> **REQUIRED TASK**
Set all the material down again unchanged, without the pictures.

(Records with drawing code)
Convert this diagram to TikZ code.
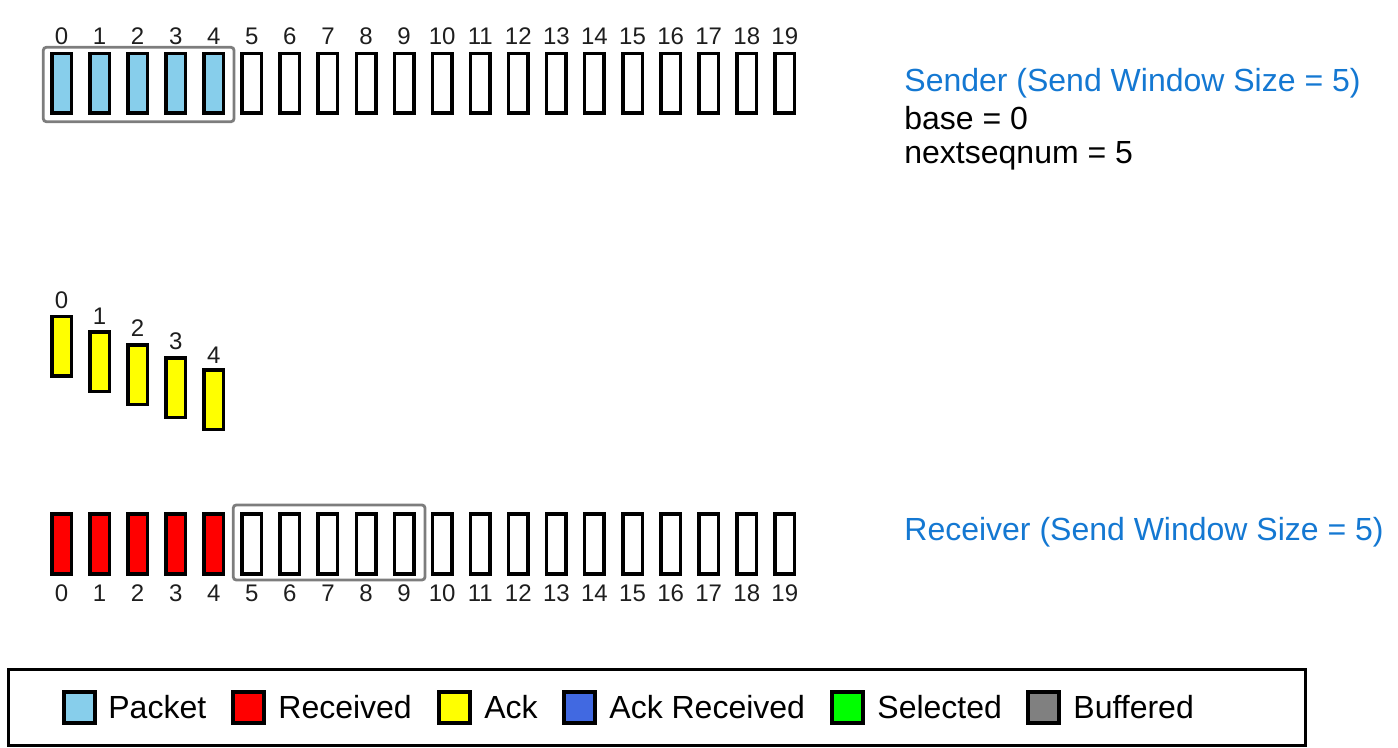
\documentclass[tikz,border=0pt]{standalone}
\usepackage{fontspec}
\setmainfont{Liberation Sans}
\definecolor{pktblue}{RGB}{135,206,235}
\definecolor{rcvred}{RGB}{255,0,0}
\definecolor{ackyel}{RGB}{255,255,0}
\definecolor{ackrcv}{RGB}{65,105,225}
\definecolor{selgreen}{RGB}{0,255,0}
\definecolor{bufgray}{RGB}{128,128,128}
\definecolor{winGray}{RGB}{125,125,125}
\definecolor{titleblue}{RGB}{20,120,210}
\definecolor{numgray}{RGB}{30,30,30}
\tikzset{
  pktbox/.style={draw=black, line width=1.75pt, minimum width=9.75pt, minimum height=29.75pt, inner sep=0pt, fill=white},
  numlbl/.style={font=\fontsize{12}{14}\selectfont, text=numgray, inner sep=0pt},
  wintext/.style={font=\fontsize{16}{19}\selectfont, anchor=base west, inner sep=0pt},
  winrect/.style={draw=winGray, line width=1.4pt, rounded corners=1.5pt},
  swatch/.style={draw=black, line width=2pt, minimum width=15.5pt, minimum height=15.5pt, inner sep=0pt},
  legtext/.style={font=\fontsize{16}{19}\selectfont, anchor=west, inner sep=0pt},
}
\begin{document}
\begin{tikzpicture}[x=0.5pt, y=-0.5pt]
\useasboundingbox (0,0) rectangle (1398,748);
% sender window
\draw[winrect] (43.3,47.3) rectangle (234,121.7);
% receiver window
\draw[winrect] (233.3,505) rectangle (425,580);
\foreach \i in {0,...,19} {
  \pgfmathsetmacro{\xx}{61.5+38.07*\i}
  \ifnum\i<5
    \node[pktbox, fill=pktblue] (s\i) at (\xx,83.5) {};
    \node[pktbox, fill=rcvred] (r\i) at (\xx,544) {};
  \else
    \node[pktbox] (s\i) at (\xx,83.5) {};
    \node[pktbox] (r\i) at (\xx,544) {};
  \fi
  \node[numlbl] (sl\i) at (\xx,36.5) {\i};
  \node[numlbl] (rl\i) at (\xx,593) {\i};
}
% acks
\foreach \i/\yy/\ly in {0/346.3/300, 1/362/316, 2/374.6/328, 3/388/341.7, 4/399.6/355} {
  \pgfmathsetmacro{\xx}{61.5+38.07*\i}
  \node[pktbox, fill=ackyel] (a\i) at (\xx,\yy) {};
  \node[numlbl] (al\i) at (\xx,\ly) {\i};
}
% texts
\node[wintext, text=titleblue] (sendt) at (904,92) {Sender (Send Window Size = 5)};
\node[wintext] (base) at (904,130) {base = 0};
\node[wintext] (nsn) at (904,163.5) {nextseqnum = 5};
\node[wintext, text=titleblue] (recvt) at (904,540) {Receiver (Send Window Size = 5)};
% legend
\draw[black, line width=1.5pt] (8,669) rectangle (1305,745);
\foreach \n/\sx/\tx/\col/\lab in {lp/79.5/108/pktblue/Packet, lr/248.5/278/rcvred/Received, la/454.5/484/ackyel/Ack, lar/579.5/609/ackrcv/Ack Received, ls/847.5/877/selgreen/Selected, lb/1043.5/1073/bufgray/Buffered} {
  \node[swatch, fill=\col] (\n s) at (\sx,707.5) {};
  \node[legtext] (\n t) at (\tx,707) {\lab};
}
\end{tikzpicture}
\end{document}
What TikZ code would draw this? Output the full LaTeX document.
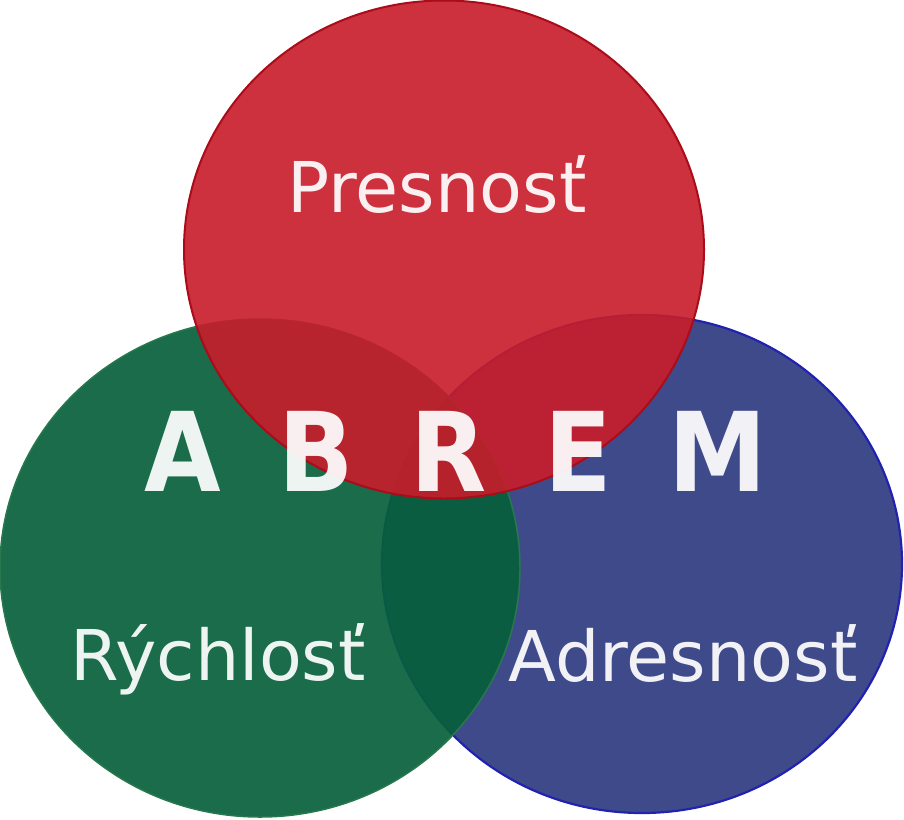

> **EXERCISE OUTPUT**
Convert this diagram to TikZ code.
\documentclass[tikz,border=0pt]{standalone}
\usepackage{fontspec}
\setmainfont{Liberation Sans}
\definecolor{pktblue}{RGB}{135,206,235}
\definecolor{rcvred}{RGB}{255,0,0}
\definecolor{ackyel}{RGB}{255,255,0}
\definecolor{ackrcv}{RGB}{65,105,225}
\definecolor{selgreen}{RGB}{0,255,0}
\definecolor{bufgray}{RGB}{128,128,128}
\definecolor{winGray}{RGB}{125,125,125}
\definecolor{titleblue}{RGB}{20,120,210}
\definecolor{numgray}{RGB}{30,30,30}
\tikzset{
  pktbox/.style={draw=black, line width=1.75pt, minimum width=9.75pt, minimum height=29.75pt, inner sep=0pt, fill=white},
  numlbl/.style={font=\fontsize{12}{14}\selectfont, text=numgray, inner sep=0pt},
  wintext/.style={font=\fontsize{16}{19}\selectfont, anchor=base west, inner sep=0pt},
  winrect/.style={draw=winGray, line width=1.4pt, rounded corners=1.5pt},
  swatch/.style={draw=black, line width=2pt, minimum width=15.5pt, minimum height=15.5pt, inner sep=0pt},
  legtext/.style={font=\fontsize{16}{19}\selectfont, anchor=west, inner sep=0pt},
}
\begin{document}
\begin{tikzpicture}[x=0.5pt, y=-0.5pt]
\useasboundingbox (0,0) rectangle (1398,748);
% sender window
\draw[winrect] (43.3,47.3) rectangle (234,121.7);
% receiver window
\draw[winrect] (233.3,505) rectangle (425,580);
\foreach \i in {0,...,19} {
  \pgfmathsetmacro{\xx}{61.5+38.07*\i}
  \ifnum\i<5
    \node[pktbox, fill=pktblue] (s\i) at (\xx,83.5) {};
    \node[pktbox, fill=rcvred] (r\i) at (\xx,544) {};
  \else
    \node[pktbox] (s\i) at (\xx,83.5) {};
    \node[pktbox] (r\i) at (\xx,544) {};
  \fi
  \node[numlbl] (sl\i) at (\xx,36.5) {\i};
  \node[numlbl] (rl\i) at (\xx,593) {\i};
}
% acks
\foreach \i/\yy/\ly in {0/346.3/300, 1/362/316, 2/374.6/328, 3/388/341.7, 4/399.6/355} {
  \pgfmathsetmacro{\xx}{61.5+38.07*\i}
  \node[pktbox, fill=ackyel] (a\i) at (\xx,\yy) {};
  \node[numlbl] (al\i) at (\xx,\ly) {\i};
}
% texts
\node[wintext, text=titleblue] (sendt) at (904,92) {Sender (Send Window Size = 5)};
\node[wintext] (base) at (904,130) {base = 0};
\node[wintext] (nsn) at (904,163.5) {nextseqnum = 5};
\node[wintext, text=titleblue] (recvt) at (904,540) {Receiver (Send Window Size = 5)};
% legend
\draw[black, line width=1.5pt] (8,669) rectangle (1305,745);
\foreach \n/\sx/\tx/\col/\lab in {lp/79.5/108/pktblue/Packet, lr/248.5/278/rcvred/Received, la/454.5/484/ackyel/Ack, lar/579.5/609/ackrcv/Ack Received, ls/847.5/877/selgreen/Selected, lb/1043.5/1073/bufgray/Buffered} {
  \node[swatch, fill=\col] (\n s) at (\sx,707.5) {};
  \node[legtext] (\n t) at (\tx,707) {\lab};
}
\end{tikzpicture}
\end{document}
What TikZ code would draw this? Output the full LaTeX document.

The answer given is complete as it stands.